Restrictions on housing loans
- The down payment is 30% or more when a household is buying a house for the first time, if the household does not own a house and if there is no record of a commercial housing loan or housing provident fund loan.
- The down payment is 50% or more when a household buys a house, if the household does not own a house and if there is a record of a commercial housing loan or housing provident fund loan.
- The down payment is 70% or more if a household that intends to buy a house already owns a house and is buying a second one.
Restrictions on the qualification for purchase
- Households with a household registration in Shenzhen are permitted to buy a maximum of two houses.
- Single adults (including divorced persons) with a household registration in Shenzhen are allowed to buy a maximum of one house.
- Residents without a household registration in Shenzhen who are able to submit a tax payment certificate or a certificate proving payment of social insurance in Shenzhen for five years or more are allowed to buy a maximum of one house.
- Other residents without household registrations in Shenzhen are prohibited from buying a house.
Thanks to these policies, the housing market is entering a correction phase. Growth (year on year) in the floor space sold and the housing prices in first-tier cities, which are effective leading indicators of housing investment, has slowed after peaking in April 2016. As a result, the growth rate of housing investment has begun to decelerate from its peak in October 2016 (Figure 3).
Housing investment in China accounts for approximately 10% of gross domestic product (GDP) and has a significant impact on the economy because it fluctuates markedly.
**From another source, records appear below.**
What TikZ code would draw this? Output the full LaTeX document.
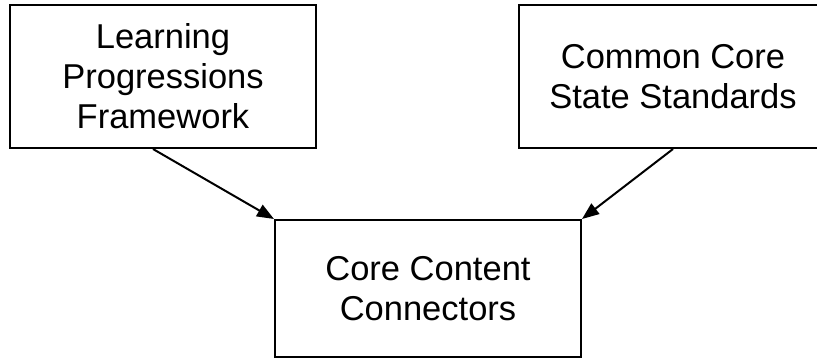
\documentclass[tikz,border=0pt]{standalone}
\usepackage{fontspec}
\setmainfont{Liberation Sans}
\usepackage{tikz}
\usetikzlibrary{calc,positioning,arrows.meta}
\tikzset{
  plainbox/.style={draw=black,line width=2pt,align=center,inner sep=0pt,
    font=\fontsize{34.5}{40}\selectfont},
  feedline/.style={draw=black,line width=2pt,-{Triangle[length=17pt,width=13pt]}},
}

\begin{document}
\begin{tikzpicture}[x=1pt,y=1pt]
        \useasboundingbox (0,0) rectangle (817,-360);
        % the two sources on top
        \node[plainbox,minimum width=306pt,minimum height=143pt] (lpf) at (163,-76.5)
          {Learning\\Progressions\\Framework};
        \node[plainbox,minimum width=308pt,minimum height=143pt] (ccss) at (673,-76.5)
          {Common Core\\State Standards};
        % the box they both feed
        \node[plainbox,minimum width=306pt,minimum height=137pt] (ccc) at (428,-288.5)
          {Core Content\\Connectors};
        \draw[feedline] ($(lpf.south)+(-10,0)$) -- (ccc.north west);
        \draw[feedline] (ccss.south) -- (ccc.north east);
      \end{tikzpicture}
\end{document}
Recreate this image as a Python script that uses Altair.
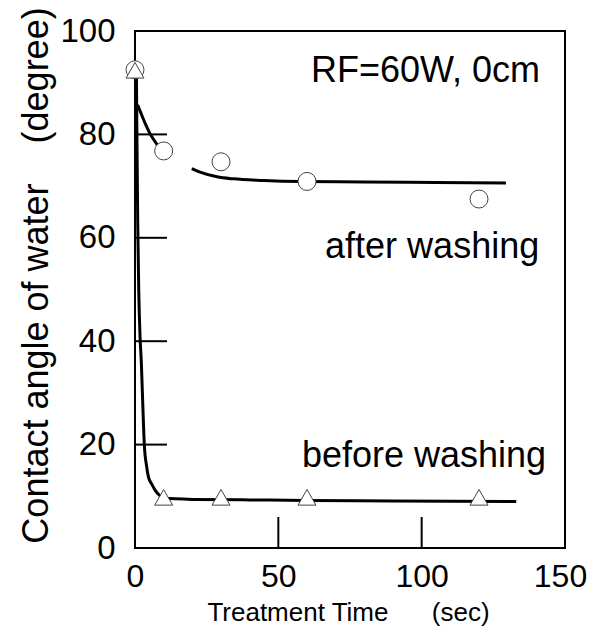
import altair as alt
import pandas as pd

# measured points
time_pts = [0, 10, 30, 60, 120]
after_vals = [92.5, 76.8, 74.7, 70.9, 67.5]
before_vals = [92.4, 9.8, 9.8, 9.8, 9.8]

# fitted curves
after_fit1_t = [0.9, 2.0, 3.5, 5.0, 6.5, 8.5]
after_fit1_v = [85.7, 84.2, 82.2, 80.4, 79.0, 77.4]
after_fit2_t = [19.8, 22.7, 28.6, 34.3, 45, 57.7, 80, 105, 129.4]
after_fit2_v = [73.4, 72.7, 71.8, 71.4, 71.1, 70.9, 70.8, 70.7, 70.6]
before_fit_t = [0.5, 0.7, 0.95, 1.3, 1.75, 2.2, 2.7, 3.25, 4.0, 4.7, 5.8, 7.0, 8.5, 10, 20, 40, 60, 90, 133]
before_fit_v = [91, 78, 63, 50, 41, 36, 28, 20, 16, 13.7, 12.4, 11.2, 10.2, 9.6, 9.4, 9.3, 9.2, 9.1, 9.0]

x_tick_vals = [50, 100]
y_tick_vals = [20, 40, 60, 80]
x_label_vals = [0, 50, 100, 150]
y_label_vals = [0, 20, 40, 60, 80, 100]

ann_text = ["RF=60W, 0cm", "after washing", "before washing"]
ann_t = [141.3, 141.0, 143.4]
ann_v = [90.1, 56.1, 15.7]

FONT = "Liberation Sans, Arial, Helvetica"

xs = alt.Scale(domain=[0, 150], nice=False, zero=False)
ys = alt.Scale(domain=[0, 100], nice=False, zero=False)

pts = pd.DataFrame({"t": time_pts, "after": after_vals, "before": before_vals})
fit_after = pd.DataFrame({
    "t": after_fit1_t + after_fit2_t,
    "v": after_fit1_v + after_fit2_v,
    "seg": ["a1"] * len(after_fit1_t) + ["a2"] * len(after_fit2_t),
})
fit_before = pd.DataFrame({"t": before_fit_t, "v": before_fit_v})
xt = pd.DataFrame({"t": x_tick_vals})
yt = pd.DataFrame({"v": y_tick_vals})
ann = pd.DataFrame({"t": ann_t, "v": ann_v, "label": ann_text})

x_axis = alt.Axis(
    values=x_label_vals, ticks=False, domain=False, grid=False,
    labelFontSize=32, labelFont=FONT, labelColor="black", labelPadding=13,
    labelFlush=False, labelOverlap=False, labelBound=False,
    labelOffset={"condition": {"test": "datum.value == 150", "value": -5}, "value": 0},
    title="Treatment Time\u00a0\u00a0\u00a0\u00a0\u00a0\u00a0(sec)",
    titleFont=FONT, titleFontSize=26, titleFontWeight="normal", titleColor="black",
    titleBaseline="alphabetic", titleX=213, titleY=72,
)
y_axis = alt.Axis(
    values=y_label_vals, ticks=False, domain=False, grid=False,
    labelFontSize=33, labelFont=FONT, labelColor="black", labelPadding=20,
    labelFlush=False, labelOverlap=False, labelBound=False,
    title="Contact angle of water\u00a0\u00a0\u00a0\u00a0(degree)",
    titleFont=FONT, titleFontSize=36, titleFontWeight="normal", titleColor="black",
    titleAngle=270, titleBaseline="alphabetic", titleX=-88, titleY=244,
)

base_x = alt.X("t:Q", scale=xs, axis=x_axis)

line_after = alt.Chart(fit_after).mark_line(color="black", strokeWidth=3, interpolate="monotone").encode(
    x=base_x, y=alt.Y("v:Q", scale=ys, axis=y_axis), detail="seg:N"
)
line_before = alt.Chart(fit_before).mark_line(color="black", strokeWidth=3, interpolate="monotone").encode(
    x=alt.X("t:Q", scale=xs), y=alt.Y("v:Q", scale=ys)
)
yticks = alt.Chart(yt).mark_rule(color="black", strokeWidth=2).encode(
    y=alt.Y("v:Q", scale=ys), x=alt.value(0), x2=alt.value(32)
)
xticks = alt.Chart(xt).mark_rule(color="black", strokeWidth=2).encode(
    x=alt.X("t:Q", scale=xs), y=alt.value(486), y2=alt.value(517)
)
circles = alt.Chart(pts).mark_point(shape="circle", size=324, filled=True, fill="white",
                                    stroke="#444444", strokeWidth=1, opacity=1).encode(
    x=alt.X("t:Q", scale=xs), y=alt.Y("after:Q", scale=ys)
)
tris = alt.Chart(pts).mark_point(shape="triangle-up", size=324, filled=True, fill="white",
                                 stroke="#444444", strokeWidth=1, opacity=1).encode(
    x=alt.X("t:Q", scale=xs), y=alt.Y("before:Q", scale=ys)
)
texts = alt.Chart(ann).mark_text(align="right", baseline="alphabetic", fontSize=36, font=FONT,
                                 color="black").encode(
    x=alt.X("t:Q", scale=xs), y=alt.Y("v:Q", scale=ys), text="label:N"
)

chart = alt.layer(line_after, line_before, yticks, xticks, circles, tris, texts).properties(
    width=430, height=517,
    autosize=alt.AutoSizeParams(type="none"),
    padding={"left": 127, "top": 23, "right": 24, "bottom": 78},
    background="white",
).configure_view(stroke="black", strokeWidth=2)

chart.save("out.html", embed_options={"renderer": "svg", "actions": False})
The year-on-year rate of growth in housing investment rose from 0.4% in 2015 to 6.0% in January through November 2016, and its contribution to GDP growth also increased from 0.04% (0.4% × 10%) to 0.60% (6.0% × 10%). However, housing investment in China is expected to slow in 2017, and the economic growth rate is also likely to decline as a result.
Fluctuations in housing investment in China have a significant impact on the international market conditions of primary commodities, mainly through demand for steel and related industries. Indeed, the Reserve Bank of Australia (RBA) Index of Commodity Prices, which has a strong tendency to move in tandem with housing investment in China, has shown a rapid recovery (Figure 4). In 2017, however, the expected deceleration of housing investment in China is likely to cap prices of iron ore and coal through weaker demand for steel.
The correction of the housing market will have an impact not only on the real economy in China and overseas, but also on the flow of funds. Because capital flow is restricted and investment options are limited for Chinese investors, there is a tendency for funds to flow into the housing market when stock prices are slumping and then return to the stock market when housing market conditions are unattractive. Should this pattern continue to hold, falling housing prices may trigger a rise in stock prices in the months ahead.